Jakarta (ANTARA News) - Ekonom Sustanaible Development Indonesia (SDI) Dradjad H Wibowo mengingatkan bahwa kenaikan rating utang Indonesia tidak akan berdampak banyak terhadap perkembangan sektor riil namun yang justru harus diwaspadai adalah masuknya dana panas jangka pendek (hot money).
"Indonesia sebaiknya tidak terlalu percaya kepada rating tersebut, dan lebih waspada terhadap dana panas jangka pendek," kata Dradjad saat dihubungi di Jakarta, Senin.

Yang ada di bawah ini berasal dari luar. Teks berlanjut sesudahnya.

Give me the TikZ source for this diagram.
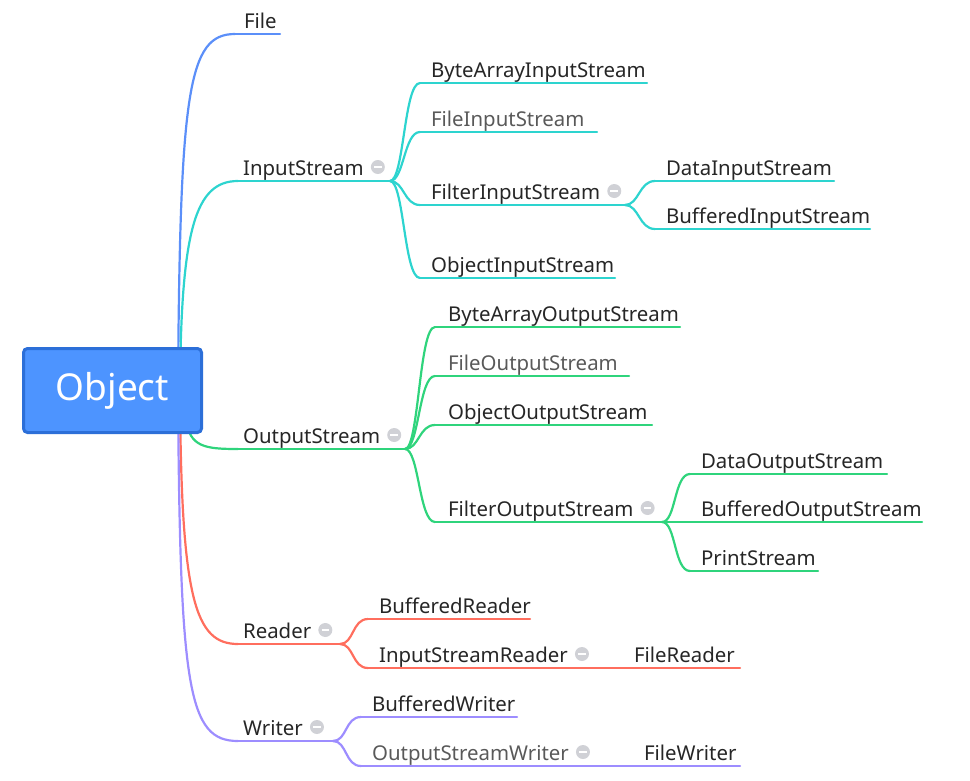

Ia menyebutkan, berdasar pengalaman selama ini, hot money berpotensi menimbulkan masalah kepada perekonomian jika tidak terkendali.
Dradjad menyebutkan, setelah krisis subprime mortgage, kepercayaan terhadap lembaga rating merosot drastis. Di Amerika Serikat (AS) dan Eropa, pelaku pasar keuangan banyak yang mendiskonto rating dari lembaga rating.
Pelaku sektor riil dalam memutuskan investasi domestik maupun investasi langsung asing (FDI)- nya malah lebih mengandalkan intuisi bisnis, pengenalan terhadap pasar, informasi lapangan seperti kondisi infrastruktur, dan penegakan hukum, serta dan jaringan pasarnya.
"Jadi pengaruh rating tersebut terhadap FDI relatif kecil. Pengaruhnya lebih pada uang panas jangka pendek," kata mantan anggota Komisi XI DPR itu.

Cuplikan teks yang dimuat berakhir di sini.